ISLAMABAD: The civic agency of Islamabad on Tuesday succumbed to the pressure from the top political leadership of the country by agreeing not only to allow the Punjab government to construct a separate track for the metro bus service in the federal capital but also to use the greenbelts for the project.

The approval was given at a meeting of the Capital Development Authority (CDA)’s Development Working Party (DWP).

The meeting was presided over by CDA Chairman Maroof Afzal and attended by Commissioner Rawalpindi Zahid Saeed, who is also the director of the Rawalpindi-Islamabad Metro Bus Service Project, and officials of Nespak.

Apart from restricting the use of greenbelts for any project, the CDA Ordinance does not allow any provincial agency to execute work in Islamabad. “But a simple notification from the Prime Minister Secretariat authorised the Rawalpindi Development Authority (RDA) to execute the metro project in the capital city,” said an official of the CDA.

However, a senior official of the RDA maintained that the civic body of Islamabad had failed to pursue its case in front of the prime minister.

“They have actually created a mess for us as we have to monitor the project in the other district too,” the official added.

Similarly, the CDA officials failed to persuade the authorities not to construct the metro bus route on the greenbelts at 9th Avenue and Jinnah Avenue.

But the mid-level officials in the CDA claimed that the Lahore Development Authority (LDA) was all powerful at the moment.

“The previous top management of the CDA came from Lahore and even the current chairman has had key postings in Lahore before coming to the capital city,” said an official of the engineering wing. “A team is coming from LDA to help the RDA in the construction of the metro bus route.”

However, the DWP was told by Nespak officials that the route of the bus service had been approved by the prime minister in January and it could not be changed.

The technical officials in the CDA had earlier objected that the proposed route could not run over the greenbelts.

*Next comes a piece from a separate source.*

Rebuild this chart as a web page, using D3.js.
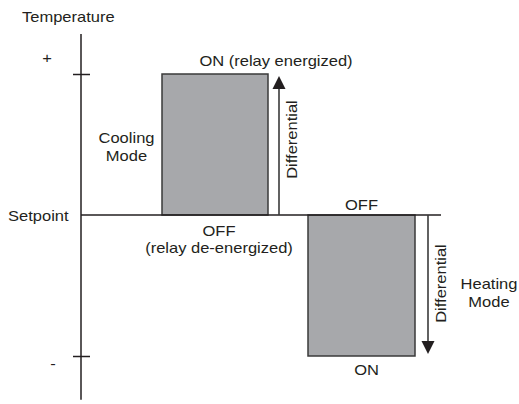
<!DOCTYPE html>
<html>
<head>
<meta charset="utf-8">
<script src="https://cdn.jsdelivr.net/npm/d3@7"></script>
<style>
  body { margin: 0; background: #fff; }
  svg { display: block; font-family: "Liberation Sans", Arial, sans-serif; }
  text { fill: #231f20; font-size: 14px; }
</style>
</head>
<body>
<div id="chart"></div>
<script>
// relative temperature levels: +1 = setpoint + differential, 0 = setpoint, -1 = setpoint - differential
const tickValues = [1, -1];
const tickLabels = ["+", "-"];
const setpointValue = 0;
const setpointLabel = "Setpoint";
const axisTitle = "Temperature";

const modes = ["Cooling", "Heating"];
const modeLabels = [["Cooling", "Mode"], ["Heating", "Mode"]];
const modeOn = [1, -1];       // level where relay turns on
const modeOff = [0, 0];       // level where relay turns off
const modeX0 = [81, 227];     // horizontal extent of each mode band
const modeX1 = [187, 334];
const arrowX = [198, 347];
const onLabels = [["ON (relay energized)"], ["ON"]];
const offLabels = [["OFF", "(relay de-energized)"], ["OFF"]];
const differentialLabel = "Differential";

const width = 519, height = 404;
const stretch = 1.18;

const x = d3.scaleLinear().domain([0, 360]).range([81, 441]);
const y = d3.scaleLinear().domain([-1, 1]).range([356, 74]);

const svg = d3.select("#chart").append("svg")
  .attr("width", width)
  .attr("height", height);

function label(g, txt, px, py, anchor, rotate) {
  return g.append("text")
    .attr("text-anchor", anchor)
    .attr("transform", `translate(${px},${py})${rotate ? " rotate(-90)" : ""} scale(${stretch},1)`)
    .text(txt);
}

// grey mode bands
const data = modes.map((m, i) => ({
  mode: m, on: modeOn[i], off: modeOff[i],
  x0: modeX0[i], x1: modeX1[i], ax: arrowX[i]
}));

svg.append("g")
  .selectAll("rect")
  .data(data)
  .join("rect")
  .attr("x", d => x(d.x0))
  .attr("width", d => x(d.x1) - x(d.x0))
  .attr("y", d => y(Math.max(d.on, d.off)))
  .attr("height", d => Math.abs(y(d.on) - y(d.off)))
  .attr("fill", "#a7a8ab")
  .attr("stroke", "#3a3a3a")
  .attr("stroke-width", 1.5);

// setpoint line
svg.append("line")
  .attr("x1", x(0)).attr("x2", x(360))
  .attr("y1", y(setpointValue)).attr("y2", y(setpointValue))
  .attr("stroke", "#231f20")
  .attr("stroke-width", 1.5);

// vertical axis
const gAxis = svg.append("g")
  .attr("transform", `translate(${x(0)},0)`)
  .call(d3.axisLeft(y).tickValues(tickValues).tickSize(0).tickFormat(""))
  .call(g => g.select(".domain").remove());

gAxis.append("line")
  .attr("y1", y(1.284)).attr("y2", y(-1.31))
  .attr("stroke", "#231f20")
  .attr("stroke-width", 1.5);

gAxis.selectAll(".tick line")
  .attr("x1", -8).attr("x2", 9)
  .attr("stroke", "#231f20")
  .attr("stroke-width", 1.5);

gAxis.selectAll(".tick").each(function (d, i) {
  const t = d3.select(this);
  t.select("text").remove();
  label(t, tickLabels[i], i === 0 ? -34 : -28, i === 0 ? -12 : 12, "middle");
});

// differential arrows
const gArrow = svg.append("g");
data.forEach(d => {
  const dir = Math.sign(d.on - d.off);
  const tip = y(d.on) - dir * -2;
  const base = tip + dir * 13;
  gArrow.append("line")
    .attr("x1", x(d.ax)).attr("x2", x(d.ax))
    .attr("y1", y(d.off)).attr("y2", base)
    .attr("stroke", "#3a3a3a")
    .attr("stroke-width", 1.6);
  gArrow.append("path")
    .attr("d", `M${x(d.ax) - 6.5},${base}L${x(d.ax) + 6.5},${base}L${x(d.ax)},${tip}Z`)
    .attr("fill", "#231f20");
  const mid = (y(d.on) + y(d.off)) / 2 + (dir > 0 ? -5 : -2);
  label(gArrow, differentialLabel, x(d.ax) + 18, mid, "middle", true);
});

// text labels
const gText = svg.append("g");
label(gText, axisTitle, 22, 22, "start");
label(gText, setpointLabel, 8, 221, "start");

// cooling
label(gText, onLabels[0][0], (x(modeX0[0]) + x(modeX1[0])) / 2 + 61, y(modeOn[0]) - 8, "middle");
offLabels[0].forEach((t, j) =>
  label(gText, t, (x(modeX0[0]) + x(modeX1[0])) / 2 + 4, y(modeOff[0]) + 21 + j * 17, "middle"));
modeLabels[0].forEach((t, j) =>
  label(gText, t, 126.5, 143 + j * 18, "middle"));

// heating
label(gText, offLabels[1][0], (x(modeX0[1]) + x(modeX1[1])) / 2, y(modeOff[1]) - 5, "middle");
label(gText, onLabels[1][0], (x(modeX0[1]) + x(modeX1[1])) / 2 + 5, y(modeOn[1]) + 19, "middle");
modeLabels[1].forEach((t, j) =>
  label(gText, t, 489, 289 + j * 18, "middle"));
</script>
</body>
</html>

The design prepared by Nespak and approved by the prime minister showed that a separate seven-metre-wide track would be built on the greenbelts on the I-8 /H-8 and G-8 sides of 9th Avenue and Jinnah Avenue.

To ward off the objections of some CDA officials, Nespak and the RDA have proposed that environment loss caused due to the construction of the route would be compensated.

“It has been decided that one per cent of the cost of the PC-1 would be reserved for the protection of environment and horticulture in Islamabad,” said CDA spokesman Asim Khichi.

The meeting was informed that the estimated cost of the Islamabad segment of the project was Rs23 billion - Rs18 billion for the route and Rs5 billion for the construction of an interchange at Peshawar Mor.

The CDA is expected to forward the PC-I to the Planning Commission for taking it up at the Central Development Working Party (CDWP).

The final approval of the project is given by the Executive Committee of the National Economic Council (Ecnec) headed by the finance minister.

“It will be a sort of miracle if any amount is released in the ongoing fiscal year that ends on June 30,” said a senior official. “The construction work on the route can only be completed on time if around Rs20 billion are released before December 2014.”